A&E Guide: Artist Profile – Samal Mc Nealy

When Samal McNealy first started reading comic books, there were no summer blockbusters filled with Avengers or cinematic smackdowns between Superman and Batman. McNealy wasn’t into this genre because of the popularity or for the kitsch of it all. He just had a good eye for art, and there was plenty to be had in comics.

He quickly fell in love with the work of comic legends like Jim Lee and Rob Liefeld. He said flipping through their books helped him learn what it takes to be a good comic book artist. 

“One thing I learned from Jim Lee was that you have to create your own unique anatomy for the characters,” says McNealy. “You know every one of his books has a consistent anatomy for his characters and that’s something I had to learn for myself.”

But as McNealy began to pursue his career as a comic book artist, he wasn’t interested in working for the “big two” (i.e. Marvel and D.C. Comics).

“There’s no new ground being broken by the big two. They just keep regurgitating the same stuff,” says McNealy. “[Indie companies and artists] are breaking new ground; they’re just not getting as much press. If their stuff ever got made into films and made its way into the mainstream, it would blow people away.”

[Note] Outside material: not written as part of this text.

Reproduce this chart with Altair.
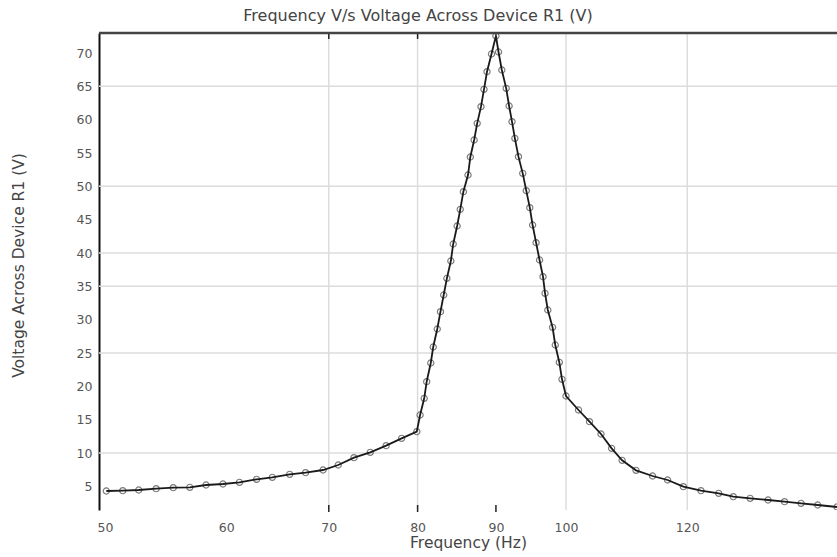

That formulaic way in which the big two operate inspired McNealy’s first published book, “Elfman: How to Create an Icon,” a tongue-in-cheek look at the basic plotlines every superhero backstory hits.

But McNealy is drawing from a different artistic inspiration for his second book “How to Draw Blood,” published by Hound Comics, a major independent publishing house out of New York City. “How to Draw Blood” plays with the scenario where cartoons and the real world inhabit the same universe, similar to works like “Cool World,” by Ralph Bakshi and “Who Framed Roger Rabbit,” by Robert Zemeckis. But in this scenario, the two do not coexist peacefully. 

“I thought wouldn’t it be interesting if the cartoons and humans were opposing forces. And the cartoons have super powers,” says McNealy. “So the cartoons in my universe are a kind of cross between Disney and the Illuminati.”

McNealy is a firm believer in the power of the independent creator, and it shows in his work both narratively and artistically. But McNealy, while dedicated to his craft, doesn’t consider himself an artist.

“I considered myself a creator more than an artist. Because there are better artists than me in Louisville. But I would put myself up there as being one of the most creative.”